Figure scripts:

== == ==

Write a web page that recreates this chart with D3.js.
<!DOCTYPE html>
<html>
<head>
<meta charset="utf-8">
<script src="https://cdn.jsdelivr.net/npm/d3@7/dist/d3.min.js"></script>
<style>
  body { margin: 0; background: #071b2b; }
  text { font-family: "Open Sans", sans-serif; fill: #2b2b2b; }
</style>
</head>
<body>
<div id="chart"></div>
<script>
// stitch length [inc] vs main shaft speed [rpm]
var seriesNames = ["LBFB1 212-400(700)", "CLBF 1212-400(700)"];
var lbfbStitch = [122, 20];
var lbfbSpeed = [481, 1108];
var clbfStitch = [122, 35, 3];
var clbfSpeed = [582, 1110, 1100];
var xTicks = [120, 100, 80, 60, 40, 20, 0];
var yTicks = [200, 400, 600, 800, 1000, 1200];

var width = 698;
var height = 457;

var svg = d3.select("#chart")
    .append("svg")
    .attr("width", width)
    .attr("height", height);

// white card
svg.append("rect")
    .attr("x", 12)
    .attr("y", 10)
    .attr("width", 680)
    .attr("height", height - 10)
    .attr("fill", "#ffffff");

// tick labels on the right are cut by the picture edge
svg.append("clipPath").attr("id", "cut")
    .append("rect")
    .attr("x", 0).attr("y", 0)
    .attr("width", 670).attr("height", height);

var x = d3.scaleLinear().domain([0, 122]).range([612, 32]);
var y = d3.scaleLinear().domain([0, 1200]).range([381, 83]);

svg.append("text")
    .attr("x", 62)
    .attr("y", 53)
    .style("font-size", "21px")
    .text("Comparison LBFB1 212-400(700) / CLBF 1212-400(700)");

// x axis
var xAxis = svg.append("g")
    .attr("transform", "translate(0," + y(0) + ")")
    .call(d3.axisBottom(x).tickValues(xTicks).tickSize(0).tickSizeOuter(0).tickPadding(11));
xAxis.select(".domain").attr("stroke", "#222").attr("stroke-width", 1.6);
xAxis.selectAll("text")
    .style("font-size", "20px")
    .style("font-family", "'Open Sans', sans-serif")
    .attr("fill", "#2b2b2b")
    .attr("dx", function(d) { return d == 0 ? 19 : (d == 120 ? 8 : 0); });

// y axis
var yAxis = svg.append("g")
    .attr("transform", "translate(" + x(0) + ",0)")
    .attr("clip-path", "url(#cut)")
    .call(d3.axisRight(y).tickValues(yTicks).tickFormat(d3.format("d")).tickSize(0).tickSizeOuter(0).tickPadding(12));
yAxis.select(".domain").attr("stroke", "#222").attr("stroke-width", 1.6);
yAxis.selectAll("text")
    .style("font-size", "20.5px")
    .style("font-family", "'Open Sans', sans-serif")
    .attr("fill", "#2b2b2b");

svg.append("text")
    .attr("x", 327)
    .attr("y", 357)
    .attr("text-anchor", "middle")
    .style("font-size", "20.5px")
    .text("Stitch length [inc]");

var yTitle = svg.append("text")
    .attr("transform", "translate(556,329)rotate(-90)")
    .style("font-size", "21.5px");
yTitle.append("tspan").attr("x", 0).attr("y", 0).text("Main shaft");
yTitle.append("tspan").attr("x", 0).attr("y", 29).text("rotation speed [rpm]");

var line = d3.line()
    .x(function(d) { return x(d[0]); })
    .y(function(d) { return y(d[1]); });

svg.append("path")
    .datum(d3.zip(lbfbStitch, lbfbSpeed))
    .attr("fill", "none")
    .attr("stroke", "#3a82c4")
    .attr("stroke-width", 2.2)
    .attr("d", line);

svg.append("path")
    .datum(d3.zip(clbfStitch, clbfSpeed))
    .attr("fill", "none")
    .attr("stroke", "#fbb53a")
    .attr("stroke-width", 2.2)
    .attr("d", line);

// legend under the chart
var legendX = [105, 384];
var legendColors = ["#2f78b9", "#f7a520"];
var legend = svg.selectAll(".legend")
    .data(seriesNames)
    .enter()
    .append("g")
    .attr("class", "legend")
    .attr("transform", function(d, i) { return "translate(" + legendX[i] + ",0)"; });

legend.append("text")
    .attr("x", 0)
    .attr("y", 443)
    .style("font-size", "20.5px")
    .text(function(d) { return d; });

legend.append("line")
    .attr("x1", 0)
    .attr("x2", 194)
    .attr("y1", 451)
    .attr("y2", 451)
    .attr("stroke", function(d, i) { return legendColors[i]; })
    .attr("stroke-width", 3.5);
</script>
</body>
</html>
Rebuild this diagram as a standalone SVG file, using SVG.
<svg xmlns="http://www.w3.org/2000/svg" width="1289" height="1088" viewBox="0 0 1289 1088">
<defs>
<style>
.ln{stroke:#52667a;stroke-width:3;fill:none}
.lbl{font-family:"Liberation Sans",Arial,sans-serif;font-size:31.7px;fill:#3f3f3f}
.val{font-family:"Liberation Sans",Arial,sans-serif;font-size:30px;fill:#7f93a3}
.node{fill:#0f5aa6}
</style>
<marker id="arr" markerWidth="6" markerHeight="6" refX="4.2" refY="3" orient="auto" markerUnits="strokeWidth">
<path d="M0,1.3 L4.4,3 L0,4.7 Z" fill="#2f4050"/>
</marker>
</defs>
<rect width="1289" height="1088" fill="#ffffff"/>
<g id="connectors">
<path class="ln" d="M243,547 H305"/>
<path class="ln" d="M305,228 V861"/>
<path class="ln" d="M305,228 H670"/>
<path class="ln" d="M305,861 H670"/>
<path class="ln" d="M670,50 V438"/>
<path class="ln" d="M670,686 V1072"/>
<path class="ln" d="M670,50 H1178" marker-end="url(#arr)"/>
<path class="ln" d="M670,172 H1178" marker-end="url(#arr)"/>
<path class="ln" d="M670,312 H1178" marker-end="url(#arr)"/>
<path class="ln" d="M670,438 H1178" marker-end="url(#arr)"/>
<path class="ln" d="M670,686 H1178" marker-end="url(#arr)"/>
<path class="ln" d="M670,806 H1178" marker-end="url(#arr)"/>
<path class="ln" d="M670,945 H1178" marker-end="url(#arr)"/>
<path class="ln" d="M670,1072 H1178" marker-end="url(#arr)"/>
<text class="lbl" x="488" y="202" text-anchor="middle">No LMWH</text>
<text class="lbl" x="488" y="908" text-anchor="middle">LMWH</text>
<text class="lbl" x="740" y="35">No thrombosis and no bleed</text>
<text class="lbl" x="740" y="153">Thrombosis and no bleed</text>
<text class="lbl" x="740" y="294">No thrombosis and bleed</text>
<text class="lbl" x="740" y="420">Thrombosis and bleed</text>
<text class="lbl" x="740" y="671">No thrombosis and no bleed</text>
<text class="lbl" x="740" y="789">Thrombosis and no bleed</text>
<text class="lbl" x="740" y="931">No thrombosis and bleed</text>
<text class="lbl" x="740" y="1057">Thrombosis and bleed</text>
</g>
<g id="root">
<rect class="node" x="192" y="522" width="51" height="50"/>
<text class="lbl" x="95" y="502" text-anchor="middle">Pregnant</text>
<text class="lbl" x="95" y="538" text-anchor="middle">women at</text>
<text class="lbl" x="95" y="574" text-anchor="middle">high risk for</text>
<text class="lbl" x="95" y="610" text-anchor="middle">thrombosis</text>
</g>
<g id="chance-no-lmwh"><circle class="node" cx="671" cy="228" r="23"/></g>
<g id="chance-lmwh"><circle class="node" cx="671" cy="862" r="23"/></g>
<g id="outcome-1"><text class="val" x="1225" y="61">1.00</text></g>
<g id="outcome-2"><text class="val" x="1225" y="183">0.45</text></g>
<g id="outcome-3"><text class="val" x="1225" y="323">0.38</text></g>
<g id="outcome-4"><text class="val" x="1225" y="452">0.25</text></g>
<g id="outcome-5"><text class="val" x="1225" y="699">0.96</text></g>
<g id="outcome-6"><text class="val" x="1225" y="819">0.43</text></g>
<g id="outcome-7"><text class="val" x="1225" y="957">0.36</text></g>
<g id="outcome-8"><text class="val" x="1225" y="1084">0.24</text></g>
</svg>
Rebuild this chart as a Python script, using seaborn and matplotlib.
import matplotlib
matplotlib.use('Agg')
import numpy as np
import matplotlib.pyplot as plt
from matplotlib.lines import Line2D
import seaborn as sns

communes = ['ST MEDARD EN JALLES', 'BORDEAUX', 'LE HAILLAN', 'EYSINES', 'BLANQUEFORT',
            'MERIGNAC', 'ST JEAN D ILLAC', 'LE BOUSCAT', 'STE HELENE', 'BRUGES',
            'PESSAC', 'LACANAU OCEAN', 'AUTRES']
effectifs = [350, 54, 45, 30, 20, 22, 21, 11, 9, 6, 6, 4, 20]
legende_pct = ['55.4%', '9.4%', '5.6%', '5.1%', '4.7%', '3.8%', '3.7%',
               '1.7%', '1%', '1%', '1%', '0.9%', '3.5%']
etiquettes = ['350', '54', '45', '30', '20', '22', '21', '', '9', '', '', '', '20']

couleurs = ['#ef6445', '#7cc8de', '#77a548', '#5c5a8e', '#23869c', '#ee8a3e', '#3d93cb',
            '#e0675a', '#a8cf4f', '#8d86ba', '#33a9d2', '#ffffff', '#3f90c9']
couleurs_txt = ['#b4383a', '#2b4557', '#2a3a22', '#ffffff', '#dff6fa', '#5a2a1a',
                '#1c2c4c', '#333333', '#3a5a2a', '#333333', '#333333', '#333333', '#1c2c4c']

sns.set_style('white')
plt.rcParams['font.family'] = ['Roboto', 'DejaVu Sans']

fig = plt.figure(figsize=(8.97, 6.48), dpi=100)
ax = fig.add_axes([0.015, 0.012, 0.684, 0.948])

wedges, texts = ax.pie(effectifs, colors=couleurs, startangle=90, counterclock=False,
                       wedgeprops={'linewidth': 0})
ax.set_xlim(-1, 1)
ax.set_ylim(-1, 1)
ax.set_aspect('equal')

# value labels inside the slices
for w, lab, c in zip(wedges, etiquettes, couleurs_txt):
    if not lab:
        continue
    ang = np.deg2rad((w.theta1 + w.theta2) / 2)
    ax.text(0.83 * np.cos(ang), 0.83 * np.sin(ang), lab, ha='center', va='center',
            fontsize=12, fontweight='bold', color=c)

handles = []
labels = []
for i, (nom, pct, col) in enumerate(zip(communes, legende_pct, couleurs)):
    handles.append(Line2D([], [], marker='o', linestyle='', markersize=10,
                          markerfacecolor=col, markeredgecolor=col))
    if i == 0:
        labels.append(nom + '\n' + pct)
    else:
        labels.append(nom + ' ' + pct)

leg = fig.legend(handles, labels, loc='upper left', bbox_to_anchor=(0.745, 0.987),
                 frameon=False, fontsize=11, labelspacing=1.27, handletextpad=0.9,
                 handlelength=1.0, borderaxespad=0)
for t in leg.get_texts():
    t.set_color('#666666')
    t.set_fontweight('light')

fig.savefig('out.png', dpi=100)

== == ==

■ JOB
Look above and repeat, character for character, the lines from the first one to the line with "LBFB1 212-400(700) /", counting both.

■ RESPONSE
Write a web page that recreates this chart with D3.js.
<!DOCTYPE html>
<html>
<head>
<meta charset="utf-8">
<script src="https://cdn.jsdelivr.net/npm/d3@7/dist/d3.min.js"></script>
<style>
  body { margin: 0; background: #071b2b; }
  text { font-family: "Open Sans", sans-serif; fill: #2b2b2b; }
</style>
</head>
<body>
<div id="chart"></div>
<script>
// stitch length [inc] vs main shaft speed [rpm]
var seriesNames = ["LBFB1 212-400(700)", "CLBF 1212-400(700)"];
var lbfbStitch = [122, 20];
var lbfbSpeed = [481, 1108];
var clbfStitch = [122, 35, 3];
var clbfSpeed = [582, 1110, 1100];
var xTicks = [120, 100, 80, 60, 40, 20, 0];
var yTicks = [200, 400, 600, 800, 1000, 1200];

var width = 698;
var height = 457;

var svg = d3.select("#chart")
    .append("svg")
    .attr("width", width)
    .attr("height", height);

// white card
svg.append("rect")
    .attr("x", 12)
    .attr("y", 10)
    .attr("width", 680)
    .attr("height", height - 10)
    .attr("fill", "#ffffff");

// tick labels on the right are cut by the picture edge
svg.append("clipPath").attr("id", "cut")
    .append("rect")
    .attr("x", 0).attr("y", 0)
    .attr("width", 670).attr("height", height);

var x = d3.scaleLinear().domain([0, 122]).range([612, 32]);
var y = d3.scaleLinear().domain([0, 1200]).range([381, 83]);

svg.append("text")
    .attr("x", 62)
    .attr("y", 53)
    .style("font-size", "21px")
    .text("Comparison LBFB1 212-400(700) / CLBF 1212-400(700)");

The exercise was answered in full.